10/2/13

Yes Weekly on Hartzman

A few minutes before the NC A&T University baseball team started warming up, George Hartzman slipped off his sandals along the first-base line and paced in the grass at the decaying War Memorial Stadium. The diamond conjures memories for Hartzman — the outsider candidate in the Greensboro mayoral race — of his days coaching the “Killer Tofu” softball team.

For eight years, the council critic coached barefoot, and with his help and his daughter’s arm, the tie-dyewearing Killer Tofu team became the city’s 2008 fast-pitch champions. Years later, Hartzman carried a photo of his daughter embracing him on the field, but he asked to meet at the forlorn stadium to talk about its future. He sees a hotel behind left field and a cheap land deal for a private developer to turn the historic site “essentially [into] littleleague Disneyland.”

It’s one of Hartzman’s big ideas for economic development — he also envisions an automobile factory sourced with local components that he claims would create 10,000 jobs and a charter school in east Greensboro for single mothers who didn’t graduate high school and their kids designed to break the cycle of poverty. City council doesn’t fund schools — that falls to the Guilford County Commission— but Hartzman said that’s no excuse for the city to avoid dealing with economic inequality head on.

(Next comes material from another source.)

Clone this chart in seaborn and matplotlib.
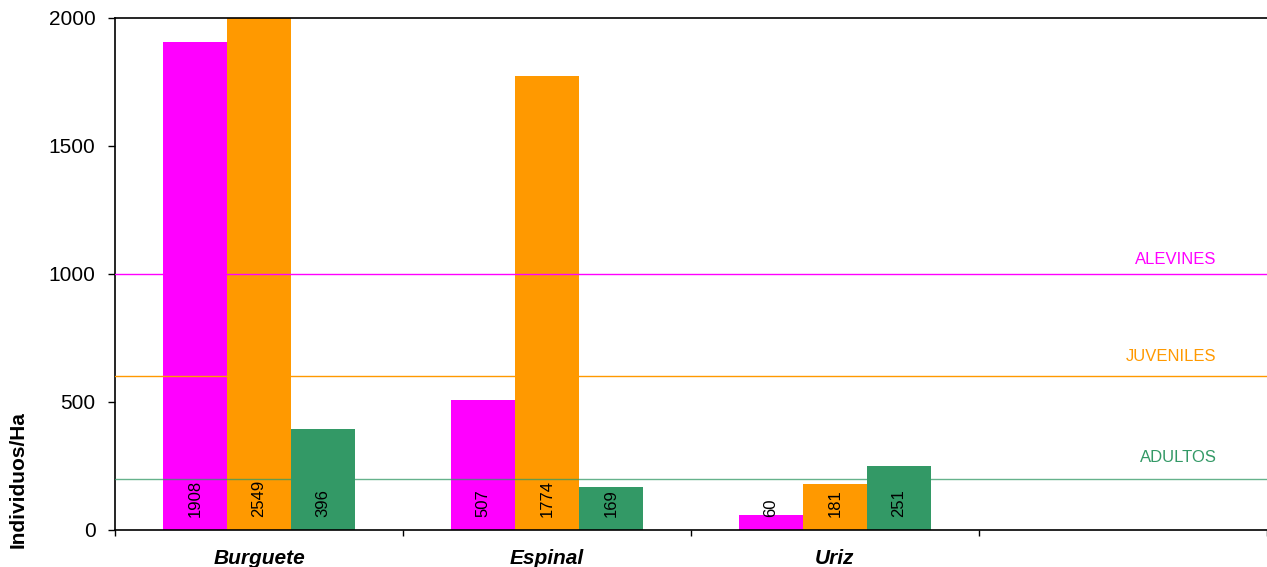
import pandas as pd
import matplotlib
matplotlib.use('Agg')
import matplotlib.pyplot as plt
import seaborn as sns

# Data
sites = ['Burguete', 'Espinal', 'Uriz']
stages = ['ALEVINES', 'JUVENILES', 'ADULTOS']
alevines = [1908, 507, 60]
juveniles = [2549, 1774, 181]
adultos = [396, 169, 251]
thresholds = [1000, 600, 200]  # reference lines, one per stage

colors = ['#FF00FF', '#FF9900', '#339966']

# Long table for seaborn
rows = []
for stage, vals in zip(stages, [alevines, juveniles, adultos]):
    for site, v in zip(sites, vals):
        rows.append({'Site': site, 'Stage': stage, 'Value': v})
df = pd.DataFrame(rows)

sns.set_style('white')
plt.rcParams['font.family'] = ['Liberation Sans', 'DejaVu Sans']
plt.rcParams['text.color'] = 'black'
plt.rcParams['axes.labelcolor'] = 'black'
plt.rcParams['xtick.color'] = 'black'
plt.rcParams['ytick.color'] = 'black'

fig = plt.figure(figsize=(12.67, 5.67), dpi=100)
ax = fig.add_axes([0.0908, 0.0653, 0.909, 0.9030])

sns.barplot(data=df, x='Site', y='Value', hue='Stage', hue_order=stages,
            order=sites, palette=colors, width=2 / 3, linewidth=0,
            saturation=1, legend=False, ax=ax)

ax.set_xlim(-0.5, 3.5)
ax.set_ylim(0, 2000)
ax.set_yticks([0, 500, 1000, 1500, 2000])

# Threshold lines with labels on the right
label_offsets = [5, 9, 10]
for stage, t, c, off in zip(stages, thresholds, colors, label_offsets):
    ax.axhline(t, color=c, lw=1.0, alpha=0.75 if c == '#339966' else 1, zorder=3)
    ax.annotate(stage, xy=(0.9566, t), xycoords=('axes fraction', 'data'),
                xytext=(0, off), textcoords='offset points',
                ha='right', va='bottom', color=c, fontsize=12)

# Value labels near the bottom of each bar
for cont, vals in zip(ax.containers, [alevines, juveniles, adultos]):
    for bar, v in zip(cont, vals):
        ax.annotate(str(v), xy=(bar.get_x() + bar.get_width() / 2, 0),
                    xytext=(0, 9), textcoords='offset points',
                    rotation=90, ha='center', va='bottom', fontsize=12,
                    color='black', zorder=4)

# Category ticks between groups, labels at group centres
ax.set_xticks([-0.5, 0.5, 1.5, 2.5, 3.5])
ax.set_xticklabels([])
ax.set_xticks([0, 1, 2], minor=True)
ax.set_xticklabels(sites, minor=True, fontsize=15, fontweight='bold', fontstyle='italic')
ax.tick_params(axis='x', which='major', direction='out', length=4, width=1, bottom=True)
ax.tick_params(axis='x', which='minor', length=0, pad=14)
ax.tick_params(axis='y', direction='out', length=5, width=1, left=True, labelsize=15, pad=9)

ax.set_xlabel('')
ax.set_ylabel('Individuos/Ha', fontsize=15, fontweight='bold')
ax.yaxis.set_label_coords(-0.076, 0.098)

for side in ['left', 'bottom', 'top']:
    ax.spines[side].set_visible(True)
    ax.spines[side].set_color('black')
    ax.spines[side].set_linewidth(1.2)
ax.spines['right'].set_visible(False)

fig.savefig('out.png', dpi=100)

...Hartzman’s three big economic development ideas — the hotel and stadium, school and car factory — are all designed to improve unemployment and prioritizing the city’s residents who are hurting the most. Unless the city teaches people in east Greensboro how to make money, Hartzman said, the playing field will remain uneven.

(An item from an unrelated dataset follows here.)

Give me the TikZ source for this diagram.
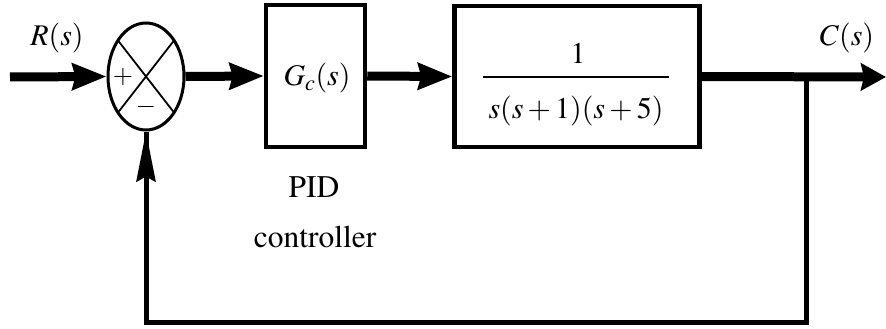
\documentclass[tikz,border=0pt]{standalone}
\usepackage[T1]{fontenc}
\usepackage{mathptmx}
\usetikzlibrary{arrows.meta,shapes.geometric,calc}
\begin{document}
\begin{tikzpicture}[x=1pt,y=-1pt,
  blockbox/.style={draw,rectangle,line width=4.5pt,inner sep=0pt},
  sumnode/.style={draw,ellipse,line width=3pt,inner sep=0pt,minimum width=76pt,minimum height=107pt},
  sig/.style={line width=9pt,-{Stealth[length=34pt,width=26pt,inset=3pt]}},
  fb/.style={line width=5pt},
  lbl/.style={inner sep=0pt,font=\fontsize{30}{34}\selectfont},
  captext/.style={inner sep=0pt,anchor=base,font=\fontsize{31.5}{36}\selectfont},
  sgn/.style={inner sep=0pt,font=\fontsize{26}{28}\selectfont}]
\useasboundingbox (0,0) rectangle (886,329);
\node[sumnode] (sum) at (146,76.5) {};
\draw[line width=1.8pt] ($(sum.center)+(-28,-36)$) -- ($(sum.center)+(28,36)$);
\draw[line width=1.8pt] ($(sum.center)+(28,-36)$) -- ($(sum.center)+(-28,36)$);
\node[sgn] (plus) at (123,77) {$+$};
\node[sgn] (minus) at (146,107) {$-$};
\node[blockbox,minimum width=99pt,minimum height=142pt] (gc) at (315.5,76) {};
\node[lbl] (gctext) at (317,78) {$G_c(s)$};
\node[blockbox,minimum width=245pt,minimum height=141pt] (plant) at (577,76.5) {};
\node[lbl] (num) at (578,53) {$1$};
\coordinate (barl) at (483,77);
\coordinate (barr) at (669,77);
\draw[line width=1.6pt] (barl) -- (barr);
\node[lbl] (den) at (576,111) {$s(s+1)(s+5)$};
\node[lbl] (rs) at (57,38) {$R(s)$};
\node[lbl] (cs) at (847,38) {$C(s)$};
\node[captext] (pid) at (314,197) {$\mathrm{PID}$};
\node[captext] (ctrl) at (315,247) {$\mathrm{controller}$};
\coordinate (in) at (10,77);
\coordinate (out) at (886,77);
\coordinate (br) at (806,77);
\coordinate (fb1) at (806,322);
\coordinate (fb2) at (146,322);
\draw[sig] (in) -- (sum.west);
\draw[sig] (sum.east) -- (gc.west);
\draw[sig] (gc.east) -- (plant.west);
\draw[sig,-{Stealth[length=25pt,width=27pt,inset=3pt]}] (plant.east) -- (out);
\draw[fb,line join=miter] (br) -- (fb1) -- (fb2) -- (sum.south);
\draw[fb,-{Stealth[length=50pt,width=19pt,inset=5pt]}] (fb2) -- (sum.south);
\end{tikzpicture}
\end{document}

“We need to figure out a way to live together,” Hartzman said in an interview, adding that dealing with poverty is a top priority for him.

He draws inspiration from his wife who works with teenage parents, he said, describing himself as a reformed former vulture. Rolling Stone writer Matt Taibbi profiled Hartzman as a whistleblower at Wells Fargo, where he used to work. Now he teaches ethics classes and is a fixture at city council meetings, raising allegations about a lack of transparency and unethical deals left and right.

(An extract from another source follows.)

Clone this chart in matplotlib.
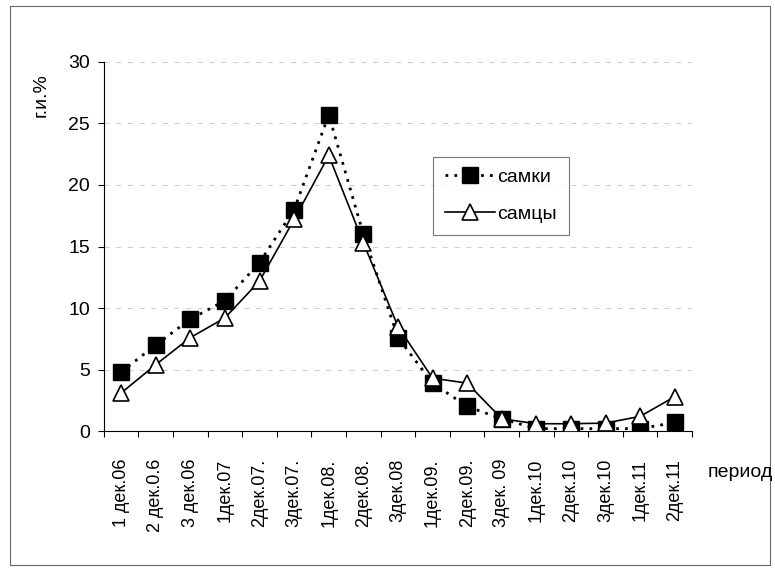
import matplotlib
matplotlib.use("Agg")
import matplotlib.pyplot as plt
from matplotlib.patches import Rectangle

periods = ["1 дек.06", "2 дек.0.6", "3 дек.06", "1дек.07", "2дек.07.", "3дек.07.",
           "1дек.08.", "2дек.08.", "3дек.08", "1дек.09.", "2дек.09.", "3дек. 09",
           "1дек.10", "2дек.10", "3дек.10", "1дек.11", "2дек.11"]
samki = [4.8, 7.0, 9.1, 10.6, 13.7, 18.0, 25.7, 16.0, 7.6, 3.9, 2.0, 1.0,
         0.2, 0.2, 0.2, 0.2, 0.7]
samcy = [3.1, 5.4, 7.6, 9.2, 12.2, 17.2, 22.4, 15.3, 8.5, 4.3, 3.9, 1.0,
         0.6, 0.6, 0.65, 1.2, 2.8]
yticks = [0, 5, 10, 15, 20, 25, 30]

plt.rcParams["font.family"] = ["Liberation Sans", "DejaVu Sans"]

fig = plt.figure(figsize=(7.75, 5.68), dpi=100)
ax = fig.add_axes([0.134, 0.241, 0.759, 0.650])

x = list(range(len(periods)))
ax.plot(x, samki, linestyle=(0, (1, 2.2)), color="black", linewidth=2.0,
        marker="s", markersize=11, markerfacecolor="black",
        markeredgecolor="black", label="самки", zorder=3)
ax.plot(x, samcy, linestyle="-", color="black", linewidth=1.2,
        marker="^", markersize=12, markerfacecolor="white",
        markeredgecolor="black", markeredgewidth=1.2, label="самцы", zorder=4)

ax.set_xlim(-0.5, len(periods) - 0.5)
ax.set_ylim(0, 30)
ax.set_yticks(yticks)
ax.set_yticklabels([str(v) for v in yticks], fontsize=14)
ax.set_xticks([i + 0.5 for i in range(-1, len(periods))], minor=False)
ax.set_xticklabels([])
ax.set_xticks(x, minor=True)
ax.set_xticklabels(periods, minor=True, rotation=90, fontsize=13)
ax.tick_params(axis="x", which="minor", length=0, pad=20)
ax.tick_params(axis="x", which="major", length=4, direction="out", width=0.8)
ax.tick_params(axis="y", length=4, direction="out", width=0.8, pad=6)

for y in yticks[1:]:
    ax.axhline(y, color="#c4c4c4", linewidth=0.6, linestyle=(0, (6, 8)), zorder=1)

for side in ("top", "right"):
    ax.spines[side].set_visible(False)
ax.spines["left"].set_linewidth(0.8)
ax.spines["bottom"].set_linewidth(0.8)

ax.set_ylabel("г.и.%", fontsize=14, labelpad=0)
ax.yaxis.set_label_coords(-0.093, 0.91)
fig.text(0.955, 0.168, "период", fontsize=14, ha="center", va="center")

leg = ax.legend(loc="upper left", bbox_to_anchor=(0.56, 0.743),
                fontsize=14, frameon=True, fancybox=False, edgecolor="#555555",
                handlelength=2.6, handletextpad=0.1, borderpad=0.6,
                labelspacing=1.0, borderaxespad=0)
leg.get_frame().set_linewidth(0.8)

fig.patches.append(Rectangle((0.013, 0.005), 0.98, 0.985, transform=fig.transFigure,
                             fill=False, edgecolor="#666666", linewidth=0.8))

fig.savefig("out.png", dpi=100, facecolor="white")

The problem isn’t just a lack of focus on poor areas of the city, he said, but a corrupt inner circle cutting backdoor deals for their friends and business partners.

“There’s a small group of people that have a lot of control,” he said. “We’re a microcosm of a much larger issue.”

...Hartzman named a few ideas...: an occasional 21+ entertainment district on weekend nights, blocking off Elm Street for a car show and inviting 15 nearby Harley clubs for a motorcycle gathering.

Hartzman ...could save city employees $500,000 [per year] by ...cutting costs from the city’s retirement plan.

...Hartzman accused Vaughan of meddling to prevent the city from selling methane created at the White Street landfill because her husband — a lawyer who has performed legal work for [Cone Mills] — benefits [hundreds of thousands] from the contract that is in place with textile giant ITG.